▼

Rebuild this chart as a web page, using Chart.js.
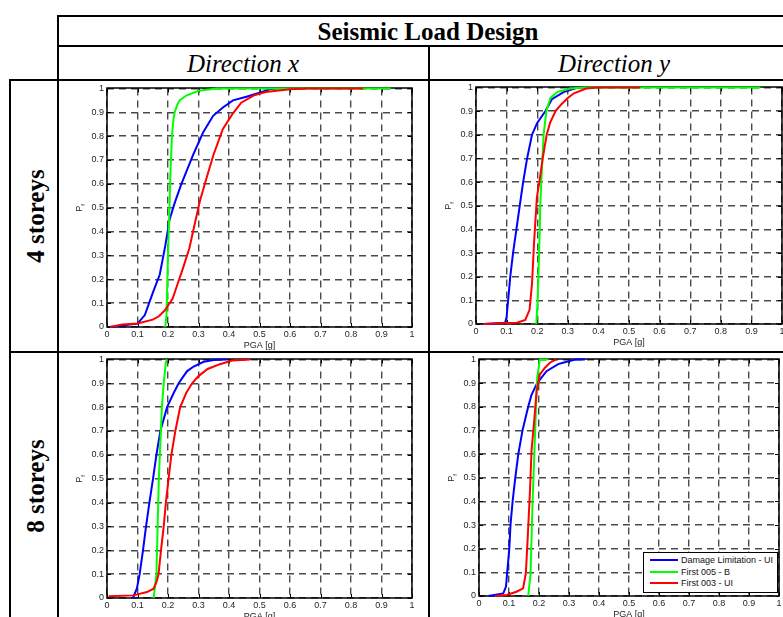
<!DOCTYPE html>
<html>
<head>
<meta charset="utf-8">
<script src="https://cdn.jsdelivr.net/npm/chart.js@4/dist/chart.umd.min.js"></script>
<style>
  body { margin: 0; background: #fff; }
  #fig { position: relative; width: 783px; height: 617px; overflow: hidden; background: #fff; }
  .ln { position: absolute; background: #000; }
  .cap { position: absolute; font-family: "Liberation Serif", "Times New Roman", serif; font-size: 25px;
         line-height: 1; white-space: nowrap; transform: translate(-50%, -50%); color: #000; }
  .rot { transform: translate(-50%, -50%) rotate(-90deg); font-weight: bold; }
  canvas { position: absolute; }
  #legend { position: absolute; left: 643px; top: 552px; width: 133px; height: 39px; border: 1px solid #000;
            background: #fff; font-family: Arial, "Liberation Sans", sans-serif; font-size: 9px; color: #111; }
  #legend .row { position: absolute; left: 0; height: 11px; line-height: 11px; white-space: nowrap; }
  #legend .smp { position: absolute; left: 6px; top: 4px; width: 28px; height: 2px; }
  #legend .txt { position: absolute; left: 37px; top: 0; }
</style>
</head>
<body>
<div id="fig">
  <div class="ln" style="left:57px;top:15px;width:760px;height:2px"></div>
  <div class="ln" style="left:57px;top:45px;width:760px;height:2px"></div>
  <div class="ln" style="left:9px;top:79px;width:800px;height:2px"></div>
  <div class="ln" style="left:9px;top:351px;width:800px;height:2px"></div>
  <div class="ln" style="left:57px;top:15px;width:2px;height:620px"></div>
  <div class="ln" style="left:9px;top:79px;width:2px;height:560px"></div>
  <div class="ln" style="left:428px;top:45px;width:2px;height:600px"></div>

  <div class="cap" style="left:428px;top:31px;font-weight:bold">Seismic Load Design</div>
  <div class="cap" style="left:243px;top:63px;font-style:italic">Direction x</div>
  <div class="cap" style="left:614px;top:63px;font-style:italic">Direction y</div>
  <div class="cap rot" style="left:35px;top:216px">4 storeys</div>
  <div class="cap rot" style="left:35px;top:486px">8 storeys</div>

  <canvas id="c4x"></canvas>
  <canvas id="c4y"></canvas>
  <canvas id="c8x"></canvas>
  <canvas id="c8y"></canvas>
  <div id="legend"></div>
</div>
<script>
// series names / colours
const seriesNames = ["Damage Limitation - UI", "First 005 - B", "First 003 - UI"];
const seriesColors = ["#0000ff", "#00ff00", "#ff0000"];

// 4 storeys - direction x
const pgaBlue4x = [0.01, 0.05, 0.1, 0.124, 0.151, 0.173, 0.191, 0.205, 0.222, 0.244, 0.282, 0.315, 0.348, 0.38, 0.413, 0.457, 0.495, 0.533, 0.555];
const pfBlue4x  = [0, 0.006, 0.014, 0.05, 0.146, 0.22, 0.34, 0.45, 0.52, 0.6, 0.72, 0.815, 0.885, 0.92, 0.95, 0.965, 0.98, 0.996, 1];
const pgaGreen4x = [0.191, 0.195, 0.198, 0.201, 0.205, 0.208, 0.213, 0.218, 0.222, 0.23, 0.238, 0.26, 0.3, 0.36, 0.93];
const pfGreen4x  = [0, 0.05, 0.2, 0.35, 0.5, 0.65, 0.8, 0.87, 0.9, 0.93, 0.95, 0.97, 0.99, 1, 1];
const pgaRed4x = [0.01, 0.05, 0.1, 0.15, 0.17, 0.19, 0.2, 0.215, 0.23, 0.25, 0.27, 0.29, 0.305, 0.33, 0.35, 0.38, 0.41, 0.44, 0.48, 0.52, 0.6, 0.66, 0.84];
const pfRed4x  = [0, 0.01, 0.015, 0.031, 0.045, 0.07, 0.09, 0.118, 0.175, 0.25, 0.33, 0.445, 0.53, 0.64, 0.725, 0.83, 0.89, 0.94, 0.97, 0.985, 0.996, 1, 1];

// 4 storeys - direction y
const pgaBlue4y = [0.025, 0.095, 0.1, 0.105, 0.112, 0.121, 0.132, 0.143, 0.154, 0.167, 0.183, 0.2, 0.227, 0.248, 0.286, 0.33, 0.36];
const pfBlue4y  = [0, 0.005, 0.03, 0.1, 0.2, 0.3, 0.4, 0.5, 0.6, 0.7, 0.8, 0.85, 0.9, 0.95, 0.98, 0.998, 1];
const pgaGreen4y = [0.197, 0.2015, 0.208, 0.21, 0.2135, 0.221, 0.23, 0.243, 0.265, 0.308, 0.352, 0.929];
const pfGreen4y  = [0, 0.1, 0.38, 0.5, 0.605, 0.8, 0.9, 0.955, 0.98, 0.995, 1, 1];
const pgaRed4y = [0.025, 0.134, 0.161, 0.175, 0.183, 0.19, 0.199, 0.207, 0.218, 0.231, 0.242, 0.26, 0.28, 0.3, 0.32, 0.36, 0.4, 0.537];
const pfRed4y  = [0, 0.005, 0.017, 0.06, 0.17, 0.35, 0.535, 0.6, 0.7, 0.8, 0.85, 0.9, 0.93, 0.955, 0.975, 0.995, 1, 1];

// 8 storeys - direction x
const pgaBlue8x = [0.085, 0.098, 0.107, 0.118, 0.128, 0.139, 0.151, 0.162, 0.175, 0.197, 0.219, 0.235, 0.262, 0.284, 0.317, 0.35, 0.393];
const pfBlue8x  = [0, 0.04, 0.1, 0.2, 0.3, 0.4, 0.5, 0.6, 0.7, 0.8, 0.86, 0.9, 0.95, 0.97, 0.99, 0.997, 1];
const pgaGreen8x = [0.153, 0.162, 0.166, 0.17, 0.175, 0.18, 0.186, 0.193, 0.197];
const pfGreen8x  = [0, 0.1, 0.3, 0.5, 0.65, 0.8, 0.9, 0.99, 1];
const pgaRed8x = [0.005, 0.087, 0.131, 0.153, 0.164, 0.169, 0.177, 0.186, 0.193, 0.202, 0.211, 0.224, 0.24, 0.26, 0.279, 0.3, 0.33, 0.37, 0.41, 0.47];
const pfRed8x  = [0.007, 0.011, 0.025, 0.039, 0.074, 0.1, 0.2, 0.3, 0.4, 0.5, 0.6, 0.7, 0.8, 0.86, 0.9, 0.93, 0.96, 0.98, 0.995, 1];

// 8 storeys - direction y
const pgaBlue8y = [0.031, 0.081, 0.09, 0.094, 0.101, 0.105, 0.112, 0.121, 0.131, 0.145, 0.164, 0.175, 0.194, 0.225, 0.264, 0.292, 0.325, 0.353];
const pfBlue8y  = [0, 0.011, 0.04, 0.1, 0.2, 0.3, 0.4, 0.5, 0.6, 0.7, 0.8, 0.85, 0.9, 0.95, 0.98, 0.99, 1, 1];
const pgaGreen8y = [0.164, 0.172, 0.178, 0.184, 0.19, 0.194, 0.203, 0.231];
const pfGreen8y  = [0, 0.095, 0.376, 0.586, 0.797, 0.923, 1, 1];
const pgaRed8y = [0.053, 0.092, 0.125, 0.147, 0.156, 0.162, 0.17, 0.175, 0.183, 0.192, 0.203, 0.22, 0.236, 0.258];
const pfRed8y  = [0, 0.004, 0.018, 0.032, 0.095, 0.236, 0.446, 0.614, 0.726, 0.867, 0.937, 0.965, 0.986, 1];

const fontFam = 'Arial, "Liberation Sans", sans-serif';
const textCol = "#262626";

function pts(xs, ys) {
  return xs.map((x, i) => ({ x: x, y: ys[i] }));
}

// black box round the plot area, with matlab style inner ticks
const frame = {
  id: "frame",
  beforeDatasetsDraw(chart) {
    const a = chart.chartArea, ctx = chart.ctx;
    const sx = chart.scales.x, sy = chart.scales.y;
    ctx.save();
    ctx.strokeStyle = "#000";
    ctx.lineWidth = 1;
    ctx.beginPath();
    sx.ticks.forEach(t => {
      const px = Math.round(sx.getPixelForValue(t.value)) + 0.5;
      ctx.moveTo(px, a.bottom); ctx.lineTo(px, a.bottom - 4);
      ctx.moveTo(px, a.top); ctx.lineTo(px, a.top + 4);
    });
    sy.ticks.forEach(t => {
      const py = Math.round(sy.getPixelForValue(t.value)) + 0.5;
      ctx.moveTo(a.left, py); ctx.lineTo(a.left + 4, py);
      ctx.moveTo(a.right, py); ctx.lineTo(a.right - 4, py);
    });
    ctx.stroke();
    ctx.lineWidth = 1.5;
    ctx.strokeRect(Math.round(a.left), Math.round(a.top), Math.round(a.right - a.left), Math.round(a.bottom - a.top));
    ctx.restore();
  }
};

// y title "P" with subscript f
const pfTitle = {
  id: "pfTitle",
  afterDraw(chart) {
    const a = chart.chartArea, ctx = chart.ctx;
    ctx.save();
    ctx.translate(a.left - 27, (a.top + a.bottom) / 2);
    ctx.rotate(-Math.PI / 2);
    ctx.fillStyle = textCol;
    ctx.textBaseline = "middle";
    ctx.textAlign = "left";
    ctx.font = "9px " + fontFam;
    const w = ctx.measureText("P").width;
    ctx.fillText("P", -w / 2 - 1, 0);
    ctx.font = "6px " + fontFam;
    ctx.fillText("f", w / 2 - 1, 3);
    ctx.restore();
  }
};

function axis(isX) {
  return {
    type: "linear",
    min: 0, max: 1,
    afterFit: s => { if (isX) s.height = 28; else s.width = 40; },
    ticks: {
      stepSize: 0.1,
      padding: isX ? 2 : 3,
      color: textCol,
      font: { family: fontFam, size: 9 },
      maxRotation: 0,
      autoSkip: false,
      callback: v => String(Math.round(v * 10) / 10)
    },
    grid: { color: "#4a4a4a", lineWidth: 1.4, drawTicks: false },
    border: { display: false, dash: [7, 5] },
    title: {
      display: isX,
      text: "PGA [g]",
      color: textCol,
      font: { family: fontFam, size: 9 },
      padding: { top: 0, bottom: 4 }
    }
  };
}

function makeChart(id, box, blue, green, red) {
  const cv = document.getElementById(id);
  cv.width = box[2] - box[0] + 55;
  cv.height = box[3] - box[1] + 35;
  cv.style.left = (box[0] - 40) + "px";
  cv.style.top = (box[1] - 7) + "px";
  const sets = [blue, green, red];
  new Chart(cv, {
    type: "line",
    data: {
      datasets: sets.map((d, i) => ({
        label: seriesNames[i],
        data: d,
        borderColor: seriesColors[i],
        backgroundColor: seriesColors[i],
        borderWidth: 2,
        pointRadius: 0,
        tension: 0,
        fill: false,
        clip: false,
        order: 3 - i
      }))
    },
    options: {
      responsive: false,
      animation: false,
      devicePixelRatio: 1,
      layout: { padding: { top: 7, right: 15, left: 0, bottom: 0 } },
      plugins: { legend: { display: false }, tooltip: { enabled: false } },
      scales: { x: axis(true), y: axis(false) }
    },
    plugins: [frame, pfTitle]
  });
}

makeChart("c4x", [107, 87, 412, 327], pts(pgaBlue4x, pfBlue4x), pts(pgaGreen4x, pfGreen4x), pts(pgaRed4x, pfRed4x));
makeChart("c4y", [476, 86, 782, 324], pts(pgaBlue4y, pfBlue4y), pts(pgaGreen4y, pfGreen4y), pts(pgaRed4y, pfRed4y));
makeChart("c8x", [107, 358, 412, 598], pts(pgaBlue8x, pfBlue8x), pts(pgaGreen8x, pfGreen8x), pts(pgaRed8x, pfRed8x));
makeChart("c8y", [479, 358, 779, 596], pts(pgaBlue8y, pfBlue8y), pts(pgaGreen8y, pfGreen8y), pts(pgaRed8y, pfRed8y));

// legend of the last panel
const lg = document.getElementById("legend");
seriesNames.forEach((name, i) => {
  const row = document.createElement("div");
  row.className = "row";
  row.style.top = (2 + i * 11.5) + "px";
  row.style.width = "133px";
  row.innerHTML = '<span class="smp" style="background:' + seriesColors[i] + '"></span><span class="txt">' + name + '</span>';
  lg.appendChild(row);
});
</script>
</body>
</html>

▲
▼

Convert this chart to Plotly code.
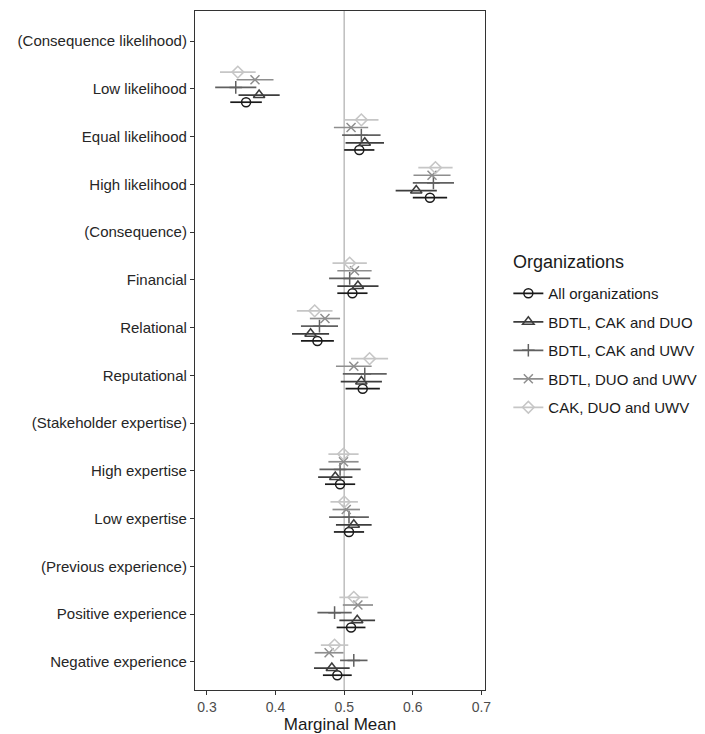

▲
▼

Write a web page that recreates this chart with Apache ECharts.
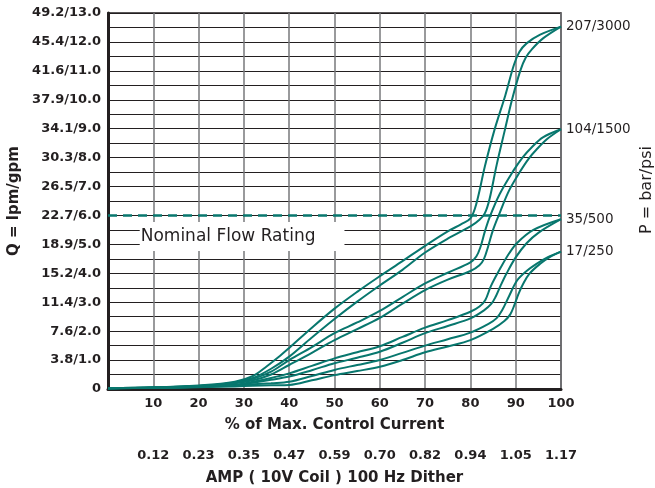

▲

TASK TO COMPLETE >> Copy each line that holds the word "this".

OUTPUT >>
Rebuild this chart as a web page, using Chart.js.
Convert this chart to Plotly code.
Write a web page that recreates this chart with Apache ECharts.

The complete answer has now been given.